[Begin]
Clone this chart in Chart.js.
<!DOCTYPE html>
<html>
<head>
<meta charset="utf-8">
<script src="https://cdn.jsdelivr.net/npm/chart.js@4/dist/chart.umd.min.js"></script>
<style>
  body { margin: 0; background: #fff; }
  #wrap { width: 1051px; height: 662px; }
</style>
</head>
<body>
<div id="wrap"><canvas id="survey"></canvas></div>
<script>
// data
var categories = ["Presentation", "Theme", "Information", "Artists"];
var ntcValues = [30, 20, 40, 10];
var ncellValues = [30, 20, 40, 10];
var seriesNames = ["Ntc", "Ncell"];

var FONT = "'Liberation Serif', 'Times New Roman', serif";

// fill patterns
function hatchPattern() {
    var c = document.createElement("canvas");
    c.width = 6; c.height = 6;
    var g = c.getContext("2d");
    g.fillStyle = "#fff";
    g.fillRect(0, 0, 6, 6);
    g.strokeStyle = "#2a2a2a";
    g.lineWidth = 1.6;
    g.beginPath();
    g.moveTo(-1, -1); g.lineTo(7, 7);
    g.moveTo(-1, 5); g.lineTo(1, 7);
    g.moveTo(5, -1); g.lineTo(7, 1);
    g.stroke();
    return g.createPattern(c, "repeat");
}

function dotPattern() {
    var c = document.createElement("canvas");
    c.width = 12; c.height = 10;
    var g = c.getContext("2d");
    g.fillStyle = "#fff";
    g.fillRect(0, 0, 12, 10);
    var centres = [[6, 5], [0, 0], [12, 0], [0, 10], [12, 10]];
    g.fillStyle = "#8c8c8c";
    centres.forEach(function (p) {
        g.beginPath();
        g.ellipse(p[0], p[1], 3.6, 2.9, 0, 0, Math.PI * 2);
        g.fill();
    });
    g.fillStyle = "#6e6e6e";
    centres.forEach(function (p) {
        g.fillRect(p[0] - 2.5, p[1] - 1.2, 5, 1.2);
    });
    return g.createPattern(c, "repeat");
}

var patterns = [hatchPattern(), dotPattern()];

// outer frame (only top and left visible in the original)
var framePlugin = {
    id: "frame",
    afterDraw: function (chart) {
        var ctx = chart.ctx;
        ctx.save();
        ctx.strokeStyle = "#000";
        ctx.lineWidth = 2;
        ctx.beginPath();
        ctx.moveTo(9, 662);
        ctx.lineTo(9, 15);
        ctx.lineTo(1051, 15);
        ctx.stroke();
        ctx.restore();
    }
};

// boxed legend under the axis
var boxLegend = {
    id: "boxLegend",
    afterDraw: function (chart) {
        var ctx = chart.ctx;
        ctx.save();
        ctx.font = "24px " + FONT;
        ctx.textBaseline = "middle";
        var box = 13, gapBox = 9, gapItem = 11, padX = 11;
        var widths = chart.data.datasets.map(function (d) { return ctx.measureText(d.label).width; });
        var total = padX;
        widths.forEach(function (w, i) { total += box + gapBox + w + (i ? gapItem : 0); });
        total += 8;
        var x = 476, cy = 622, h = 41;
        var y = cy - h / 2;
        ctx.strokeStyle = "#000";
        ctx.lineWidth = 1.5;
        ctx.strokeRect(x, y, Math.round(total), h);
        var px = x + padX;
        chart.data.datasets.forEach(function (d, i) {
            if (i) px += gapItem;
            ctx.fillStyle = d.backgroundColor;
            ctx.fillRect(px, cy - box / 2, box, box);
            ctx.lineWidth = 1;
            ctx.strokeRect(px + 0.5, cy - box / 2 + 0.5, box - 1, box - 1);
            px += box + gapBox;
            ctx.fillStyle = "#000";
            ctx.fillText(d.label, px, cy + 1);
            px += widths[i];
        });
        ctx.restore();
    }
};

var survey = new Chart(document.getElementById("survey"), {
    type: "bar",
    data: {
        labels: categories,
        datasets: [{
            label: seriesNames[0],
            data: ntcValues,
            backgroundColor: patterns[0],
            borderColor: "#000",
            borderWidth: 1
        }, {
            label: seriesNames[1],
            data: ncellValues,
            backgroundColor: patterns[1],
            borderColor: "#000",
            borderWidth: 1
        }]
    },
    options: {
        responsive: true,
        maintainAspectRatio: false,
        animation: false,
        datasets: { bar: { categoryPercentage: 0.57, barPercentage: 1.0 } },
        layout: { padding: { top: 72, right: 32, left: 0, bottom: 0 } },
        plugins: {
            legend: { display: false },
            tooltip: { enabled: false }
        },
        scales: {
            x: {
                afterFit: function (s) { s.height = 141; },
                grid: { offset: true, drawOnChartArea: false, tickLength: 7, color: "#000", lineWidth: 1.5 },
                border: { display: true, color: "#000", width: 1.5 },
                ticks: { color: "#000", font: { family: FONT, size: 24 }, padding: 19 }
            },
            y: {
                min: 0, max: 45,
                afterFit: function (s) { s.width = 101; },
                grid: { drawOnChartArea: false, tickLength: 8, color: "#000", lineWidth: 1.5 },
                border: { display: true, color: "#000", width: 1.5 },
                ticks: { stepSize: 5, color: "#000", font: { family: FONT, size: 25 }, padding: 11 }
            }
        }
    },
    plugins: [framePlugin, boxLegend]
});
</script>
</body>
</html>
[End]
[Begin]
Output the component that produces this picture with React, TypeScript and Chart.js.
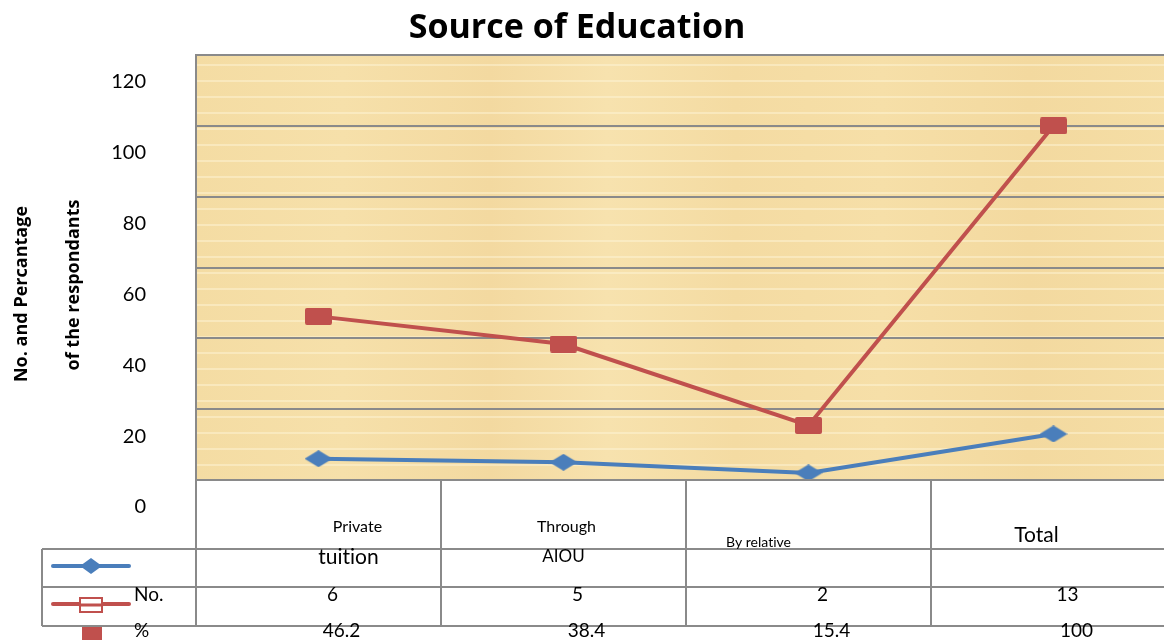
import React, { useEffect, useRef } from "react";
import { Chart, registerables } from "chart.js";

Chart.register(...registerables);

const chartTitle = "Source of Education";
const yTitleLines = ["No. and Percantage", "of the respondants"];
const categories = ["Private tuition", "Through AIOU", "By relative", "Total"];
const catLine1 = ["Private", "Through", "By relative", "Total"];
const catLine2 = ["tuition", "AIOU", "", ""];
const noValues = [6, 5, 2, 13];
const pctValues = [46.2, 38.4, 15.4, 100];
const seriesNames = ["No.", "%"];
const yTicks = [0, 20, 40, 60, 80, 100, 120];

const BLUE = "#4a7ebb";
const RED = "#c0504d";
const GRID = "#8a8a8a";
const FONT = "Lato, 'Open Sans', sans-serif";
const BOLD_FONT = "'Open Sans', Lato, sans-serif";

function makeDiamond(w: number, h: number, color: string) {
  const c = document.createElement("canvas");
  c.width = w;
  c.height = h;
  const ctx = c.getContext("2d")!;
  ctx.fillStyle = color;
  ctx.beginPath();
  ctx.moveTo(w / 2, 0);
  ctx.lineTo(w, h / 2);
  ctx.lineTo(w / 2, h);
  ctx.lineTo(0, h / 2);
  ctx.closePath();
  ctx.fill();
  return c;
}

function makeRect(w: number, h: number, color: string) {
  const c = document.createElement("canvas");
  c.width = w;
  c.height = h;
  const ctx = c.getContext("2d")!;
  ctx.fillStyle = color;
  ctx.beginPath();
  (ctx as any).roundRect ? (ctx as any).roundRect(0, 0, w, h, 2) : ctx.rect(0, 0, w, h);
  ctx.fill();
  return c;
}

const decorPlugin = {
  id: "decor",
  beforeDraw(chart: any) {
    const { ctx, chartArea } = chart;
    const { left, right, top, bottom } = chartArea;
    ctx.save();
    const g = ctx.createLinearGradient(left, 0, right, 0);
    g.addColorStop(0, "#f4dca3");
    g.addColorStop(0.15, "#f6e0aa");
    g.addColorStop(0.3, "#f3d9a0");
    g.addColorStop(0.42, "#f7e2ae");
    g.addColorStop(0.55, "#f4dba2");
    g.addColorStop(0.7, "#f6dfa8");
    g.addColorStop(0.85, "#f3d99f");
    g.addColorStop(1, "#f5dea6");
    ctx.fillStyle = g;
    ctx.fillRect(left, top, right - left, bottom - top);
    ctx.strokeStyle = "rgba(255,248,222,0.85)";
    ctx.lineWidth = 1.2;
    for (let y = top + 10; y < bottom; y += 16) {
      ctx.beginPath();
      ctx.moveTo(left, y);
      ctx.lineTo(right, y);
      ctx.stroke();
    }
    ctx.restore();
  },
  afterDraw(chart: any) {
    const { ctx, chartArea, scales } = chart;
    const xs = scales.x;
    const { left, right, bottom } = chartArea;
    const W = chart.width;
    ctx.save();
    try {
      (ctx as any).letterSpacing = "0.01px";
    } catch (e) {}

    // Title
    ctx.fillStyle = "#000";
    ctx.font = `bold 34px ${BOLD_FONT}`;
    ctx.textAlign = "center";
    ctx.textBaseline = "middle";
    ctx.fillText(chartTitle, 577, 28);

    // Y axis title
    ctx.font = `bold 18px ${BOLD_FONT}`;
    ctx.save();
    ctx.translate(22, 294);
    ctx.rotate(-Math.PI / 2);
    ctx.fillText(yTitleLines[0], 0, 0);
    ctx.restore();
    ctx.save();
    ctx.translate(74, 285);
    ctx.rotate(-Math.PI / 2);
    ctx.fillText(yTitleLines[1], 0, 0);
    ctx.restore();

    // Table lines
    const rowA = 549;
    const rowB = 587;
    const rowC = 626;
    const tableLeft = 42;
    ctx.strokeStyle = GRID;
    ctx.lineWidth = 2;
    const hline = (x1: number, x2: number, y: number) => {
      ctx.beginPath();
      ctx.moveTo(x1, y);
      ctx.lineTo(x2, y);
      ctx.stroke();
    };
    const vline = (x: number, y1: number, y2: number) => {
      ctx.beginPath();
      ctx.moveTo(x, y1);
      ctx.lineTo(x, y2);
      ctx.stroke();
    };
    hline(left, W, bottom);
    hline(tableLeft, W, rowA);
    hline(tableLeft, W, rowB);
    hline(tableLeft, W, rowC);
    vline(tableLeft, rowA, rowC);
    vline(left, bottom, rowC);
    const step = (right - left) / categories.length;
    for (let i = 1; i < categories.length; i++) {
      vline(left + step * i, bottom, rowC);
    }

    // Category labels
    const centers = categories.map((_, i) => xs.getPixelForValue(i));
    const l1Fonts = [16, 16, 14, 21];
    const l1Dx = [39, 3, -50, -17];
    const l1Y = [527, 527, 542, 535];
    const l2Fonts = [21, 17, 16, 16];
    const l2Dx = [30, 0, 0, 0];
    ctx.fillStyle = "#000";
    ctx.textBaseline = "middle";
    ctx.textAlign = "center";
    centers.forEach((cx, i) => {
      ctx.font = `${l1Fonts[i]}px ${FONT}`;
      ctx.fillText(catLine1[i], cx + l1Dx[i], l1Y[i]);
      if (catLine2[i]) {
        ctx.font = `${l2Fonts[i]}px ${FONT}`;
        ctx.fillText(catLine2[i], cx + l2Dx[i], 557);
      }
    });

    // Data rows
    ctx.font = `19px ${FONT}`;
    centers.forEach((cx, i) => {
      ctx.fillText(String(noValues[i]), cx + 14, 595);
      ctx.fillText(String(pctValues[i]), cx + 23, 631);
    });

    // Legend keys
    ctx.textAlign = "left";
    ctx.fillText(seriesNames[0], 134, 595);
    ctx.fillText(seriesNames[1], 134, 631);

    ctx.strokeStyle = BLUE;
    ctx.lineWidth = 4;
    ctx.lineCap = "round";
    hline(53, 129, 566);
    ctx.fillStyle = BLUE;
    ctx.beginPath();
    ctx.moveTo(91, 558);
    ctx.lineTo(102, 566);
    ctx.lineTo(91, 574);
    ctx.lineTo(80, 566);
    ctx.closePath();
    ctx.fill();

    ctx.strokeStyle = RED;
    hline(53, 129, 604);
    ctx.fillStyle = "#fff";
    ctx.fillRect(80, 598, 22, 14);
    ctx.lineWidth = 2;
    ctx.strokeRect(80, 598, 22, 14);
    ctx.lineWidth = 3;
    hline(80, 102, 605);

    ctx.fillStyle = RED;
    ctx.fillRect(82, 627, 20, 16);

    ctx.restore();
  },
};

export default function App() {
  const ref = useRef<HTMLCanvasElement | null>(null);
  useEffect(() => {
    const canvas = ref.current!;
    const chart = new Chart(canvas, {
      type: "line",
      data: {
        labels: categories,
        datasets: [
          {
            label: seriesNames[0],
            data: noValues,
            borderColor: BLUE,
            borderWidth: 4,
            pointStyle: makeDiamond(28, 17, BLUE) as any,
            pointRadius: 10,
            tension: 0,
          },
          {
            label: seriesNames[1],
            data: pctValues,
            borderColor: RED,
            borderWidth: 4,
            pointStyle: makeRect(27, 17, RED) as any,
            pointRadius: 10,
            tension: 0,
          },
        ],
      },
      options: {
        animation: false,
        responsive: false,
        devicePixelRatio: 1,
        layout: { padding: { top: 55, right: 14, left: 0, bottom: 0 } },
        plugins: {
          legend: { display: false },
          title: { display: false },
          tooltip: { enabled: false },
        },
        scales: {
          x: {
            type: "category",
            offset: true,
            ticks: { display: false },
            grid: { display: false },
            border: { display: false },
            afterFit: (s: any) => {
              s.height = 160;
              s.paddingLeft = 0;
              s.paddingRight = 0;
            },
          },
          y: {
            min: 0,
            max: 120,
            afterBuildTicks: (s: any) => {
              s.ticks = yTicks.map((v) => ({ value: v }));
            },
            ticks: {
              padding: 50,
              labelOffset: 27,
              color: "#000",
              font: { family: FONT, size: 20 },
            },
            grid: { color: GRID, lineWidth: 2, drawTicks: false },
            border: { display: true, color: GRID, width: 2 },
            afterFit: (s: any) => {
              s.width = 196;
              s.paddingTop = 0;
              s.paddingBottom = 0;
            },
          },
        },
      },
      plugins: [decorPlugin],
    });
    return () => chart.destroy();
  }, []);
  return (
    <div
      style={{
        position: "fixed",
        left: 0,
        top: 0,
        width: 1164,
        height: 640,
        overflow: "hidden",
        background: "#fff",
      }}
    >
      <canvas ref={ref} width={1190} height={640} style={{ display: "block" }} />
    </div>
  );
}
[End]
__Instruction__
Across the preceding material, how many lines contain the word "React"? State the number alone.

__The result__
2